I am delighted to report that Saturday’s Irish Premiere of “Journey to YU (in the footsteps of Rebecca West)”, at Dublin’s Origin Gallery on Fitzwilliam Street Upper was a great success.  But I can’t honestly say that it went off without a hitch.  In fact, this pushy hour-long documentary had the cheek to dictate its own intermission!  With the generous assistance of many wonderful helpers, we did two technical runs in the week running up to the premiere, and I was over the moon with a very cool Bluetooth speaker we were being lent for the screening.  Imagine that – no wires!  And what powerful sound came out of that sleek box at the top of the room.  OK I think you can imagine what happened next…

set up OriginWell, let me start at the beginning.  Legal expert and our charming sommelier for the evening Stephen Burke greeted our guests with a nice glass of Rose or whatever they were having themselves on the way in to the transformed screening room.  We had re-applied the black-outs a few times on those elegant windows, lavishing on the gaffer tape like there was no tomorrow.  I thought all that gaffer was surely Murphy’s law taken care of.  A lively audience arrived from far and wide – Ohio, New York, Canada, Dublin’s North Wall…  35 to 40 fascinating human beings in all.  Colin Graham – writer, critic, NUIM English lecturer, and contributor to Source Magazine eloquently introduced the documentary, offering enlightening insights to set us on our way.  Everything was going so smoothly, too smoothly…  The room darkened, Mags Fitzgibbon pressed play, and we were plunged into the worlds of Rebecca West (played by Olwen Fouere), Yugoslavia 1937, and Dragana Jurisic, 2011…  We were twenty minutes into the unraveling of this powerful tale, just at the point where Dragana recounts her memories of the bombing of their apartment and its devastating affect on her world,  when…  another bomb fell on us right then and there, as the bluetooth speaker stopped working!!!  (Maybe a wifi problem? Maybe mobile phone interference?). Whatever the cause, we were confronted suddenly with a powerful – but silent – close-up of Dragana the traumatised teenager on the screen…

Yikes.  Our highly intelligent audience took this as a cue to start chatting among themselves, and somehow knew also to help themselves to some more wine (thankfully we had a cornucopia of wine on hand), in what turned out to be – alleluliah – just an impromptu intermission!
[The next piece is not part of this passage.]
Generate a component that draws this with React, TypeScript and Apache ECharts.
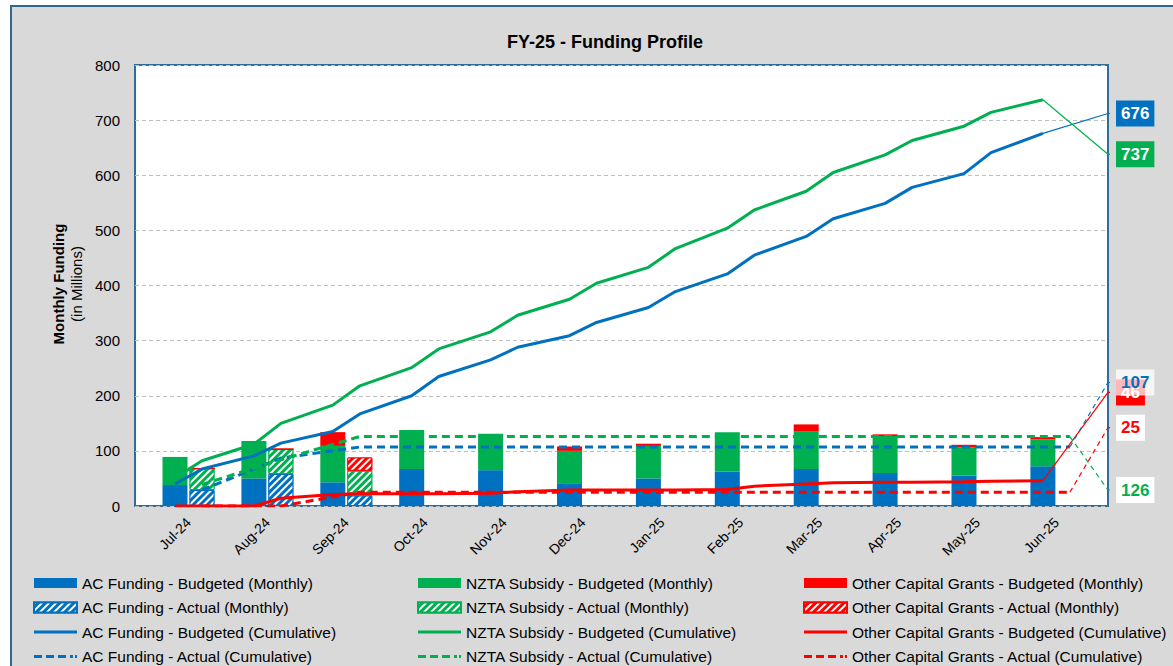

While this esteemed crew chatted and got to know each other, we were blessed to have quick thinkers artist Ella de Burca and writer Anthony Colcolough in the room, who remembered their analogue speakers upstairs. Our sponsor Justin Kinsella gallantly fetched, and attached these old-fashioned reliables to the laptop, and before you could say, “would you like a top up?”, the lights were down again, and we were off again for part two of the rocky, intensely moving Journey…

Victoria Mary Clarke, who had kindly lent us her projector suggested to me afterwards that this was an excellent point for an intermission in any future screenings!  So, let me tell you, this is a documentary that knows what it wants! (And how to get it).  But having said that, I have learned the hard way to never use Bluetooth speakers for an event like this again, and urge everyone to hang on to their reliable analogue woofers.  They also provided incredible bass and delivered our sound engineer John Davis’s nuanced, precise layering of the various tracks in the textured audio in all its glory.

As the documentary came to an end, I thought everyone would be dying to run out of there, having been held captive in that room for so long, but this was not at all the case.  Moved by what they had just witnessed, everybody wanted to remain for the post-show discussion, with myself, the stressed out producer/ director, and photographer Dragana Jurisic, moderated by the insightful Colin Graham – writer, critic, English lecturer, and contributor to Source Magazine.  So, all in all it was a fantastic evening, and quite an unforgettable premiere for “Journey to YU (in the footsteps of Rebecca West)” in Ireland.  Certainly, I will never forget it.

Come and see it for yourself at Origin Gallery, July 14 – 17, (1pm; 2.30pm; 4pm), when I can assure you, we’ll be sticking to the reliable analogue speakers! I would love to hear your thoughts and responses to the work afterwards.

I was so grateful for everyone’s patience, for bearing with us, for taking the initiative to get to know each other during the impromptu “Intermission”, and basically, as you can imagine, for all pulling together to make it such a wonderful premiere event.   “It’s the people”.  Thank you all.